Desanimado, retornou ao hotel. Sempre que aludia ao propósito de caçar leões as pessoas riam e afirmavam que eles não existiam mais na Argélia, estavam extintos. Talvez no sul, bem no sul, ainda se pudesse encontrar um ou outro. Tartarin, então, decide viajar ao sul.
Após uma penosa viagem de diligência, Tartarin chega ao sul. No caminho, porém, se apaixona por uma moura da qual vira apenas os olhos e sentira-lhe o perfume. Põe-se a procurá-la e, com o auxílio de um príncipe montenegrino, que depois vem a saber que era falso, acaba por encontrar, ainda que lhe parecesse não ser bem aquela. Vive com ela por algum tempo, esquecido do real objetivo de sua presença no chão africano. Mas afinal, depois de marchas e contramarchas, acaba abatendo um leão, ainda que fosse velho, meio cego, manso e domesticado. As consequências são sérias, mas ele envia a pele do animal para Tarascon, aos cuidados do comandante Bravida, e prossegue na sua excursão. Adquire um camelo, – o Chameau -_animal velho e de corcova desabada, com o qual prossegue nas andanças. Entrega os valores que portava ao falso príncipe e ele o trai e desaparece, deixando-o só e sem dinheiro. Desiludido e desanimado, retorna a Argel, onde flagra sua moura (também falsa) em altas festas com o comandante do navio que o levara à África.
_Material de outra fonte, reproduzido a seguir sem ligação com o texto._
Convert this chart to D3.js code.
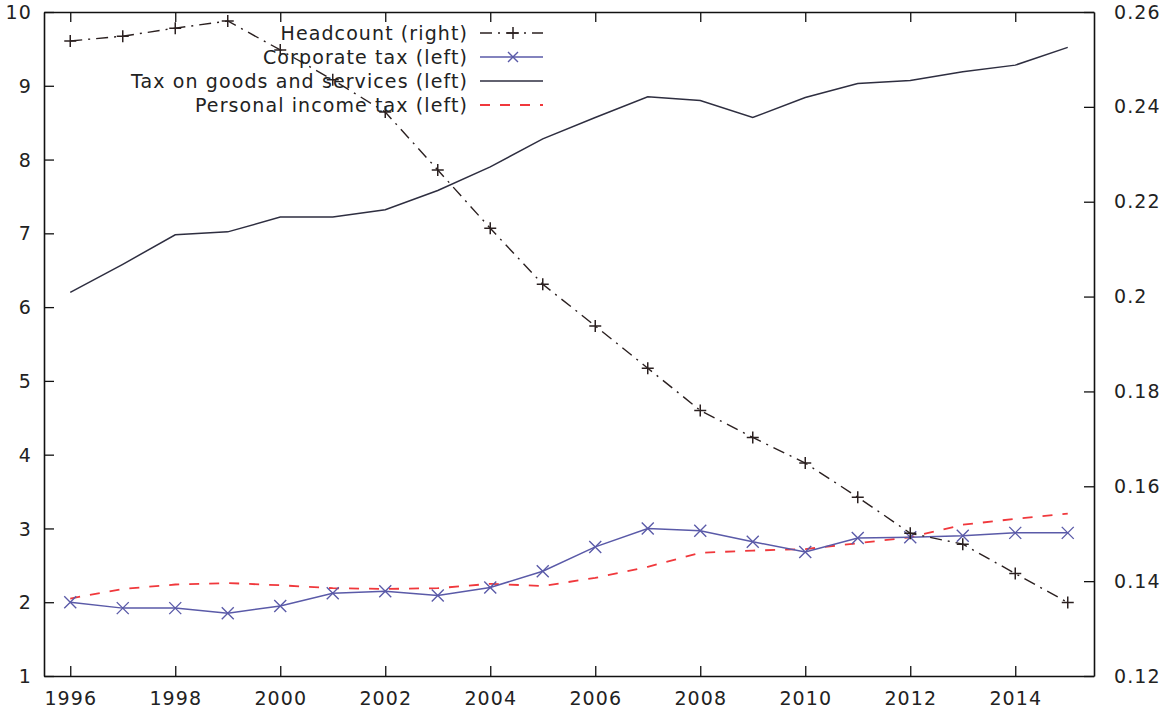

No caminho, tenta se livrar do camelo mas o animal havia se apegado a ele e o segue por onde vai.
Resolve voltar a Tarascon e nota, alarmado, que o camelo o segue, inclusive se lançando à água no momento do embarque. O comandante do navio resolve içar o animal para bordo, imaginando vendê-lo a algum zoológico na França. Chegando a Marselha, Tartarin, sem dinheiro, sem bagagem e sem ilusões, embarca em um trem com destino à sua cidade, em vagão de terceira classe, e ao chegar se depara com o camelo que havia seguido a composição de maneira incansável. E assim ambos chegam a Tarascon, sujos, pobres e cansados.
Mas a surpresa o aguarda. A cidade inteira está na estação para saudá-lo como o grande herói da terra. É aclamado, carregado nos ombros do povo, glorificado e saudado com discursos e foguetório. O camelo, por sua vez, faz o maior sucesso. Era a glória tão duramente conquistada.
Assim que retorna, outra vez com os pés no chão natal, Tartarin dá largas à imaginação e volta a relatar aventuras que jamais aconteceram.
– Imaginem vocês – dizia ele – que certa noite, em pleno Saara . . .
É como termina essa novela que tanto encantava o Grupo de Minarete, liderado por Monteiro Lobato, cujos integrantes a liam sem cessar e até adotavam os nomes de seus personagens como pseudônimos. E que agora vem sendo objeto de grande interesse no meio literário francês.